There’s also another reason that a song may be wrong for a band: they reject it. This usually isn’t stated outright (though it can be), but on occasion, I have introduced a song to a band only to have the other members no sell me on it. 

Sometimes they rightfully conclude that I shouldn’t have brought the song to them in the first place because it’s actually outside of the band’s wheelhouse. 

In the blush of creation, I know I’ve gotten zealous about shoving songs down my band’s throat that aren’t right for them. I really just want the boys to pat me on the head and tell me I did a good job, even though, “No, Zac, your eleven-minute trip-hop ballad isn’t going to work for Thic Masc.”   

Sometimes, a band doesn’t like a song because the members don’t like their part on it. The drummer finds it too slow. The singer doesn’t like the lyrics. The bassist doesn’t like the five minute drone section where they only get to play one note. I’ve learned that you can only make people do things they don’t like for a short period of time. And you should only force them to do it sparingly or they’ll tell you to fuck off…. Or, you can employ a cheat code: you can pay them. 

(For the record, just like children, band members sometimes don’t know what’s good for them. Nic fought against Part Time Ghost playing “Leone 1991 — Lumumba 1960” because it’s long, has multiple parts, and feels repetitive until it is not. Early attempts at it were a mess. But once the band got the song under its fingers, it became his favorite. For the last year of PTG, we used it as our closer.) 

Sometimes, the band doesn’t like a song because they think it sucks. 

But sometimes your band is fucking stupid. 

If I seem salty about this, it’s because I’ve never brought a song to a band that I thought was less than good. And wherever I’ve had a song categorically rejected, I always felt that maybe the band were right, that that song actually did fucking suck. And then, in my mind, that song develops a stank. I don’t revisit it. I don’t try to play it again. I don’t even strip it for parts to rewrite into another song that doesn’t “suck.” I just let it rot on my hard drive as a reminder that when you shoot a lot of shots, you’re gonna miss a lot of shots. 

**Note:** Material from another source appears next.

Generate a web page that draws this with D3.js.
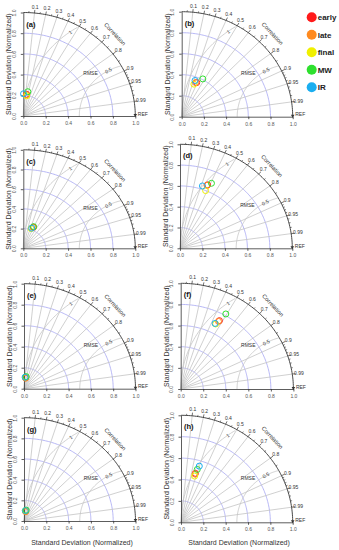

Well, I went back to some of those sucky rejects this week only to learn that my bands were wrong and that I was right. The songs were fine; they just weren’t fine for the bands. Ultimately, that’s cool. I’ll find another place for them. 

Which is what I’m working on now. 

Typically, I guess, this would be considered a solo project, except that I’m not well-rounded enough to go at it alone, and I don’t think my voice sounds right for most of this material. 

(Oh, yeah, that’s a big one. Every band’s singer is hemmed in by their range and persona. And you don’t want your singer singing a song that’s not right for them. You don’t want Sabrina Carpenter singing Mobb Deep’s “Shook Ones” any more than you want me singing Sabrina Carpenter’s “Espresso”…or Mobb Deep’s “Shook Ones.”)

So in honor of “solo” projects and the songs that fall between the couch cushions, I’m picking Thom Yorke’s The Eraser as this week’s Heck Record. 

Typically, most musicians create solo albums after either their band collapses (the Beatles, Lou Reed, Frank Black, etc.) or during a period of instability (Keith Richards, Mick Jagger), but some musicians (like Yorke, the members of the Grateful Dead, and Gwen Stefani) have fulfilling solo careers and/or side projects alongside their main meal tickets. 

Yorke may have the most side projects of all. He’s made Radiohead-esque rock with The Smile, downbeat funk with Flea in Atoms for Peace, soundtracks, a collaborative ambient album with Mark Pritchard, and three solo studio albums as himself. The best of the solos is probably ANIMA, but the most important for his career is certainly The Eraser.   

Yorke has admitted that getting Radiohead up and moving is a gargantuan task (they haven’t released an album since 2016) that’s freighted with expectations, and that as a relentlessly creative guy, he needs an outlet to release stuff, even if it’s ten percent less good that what Radiohead could come up with. Amen, dude. Keep the slop coming. 

I hope to have some “solo” or side project slop of my own to share in the future.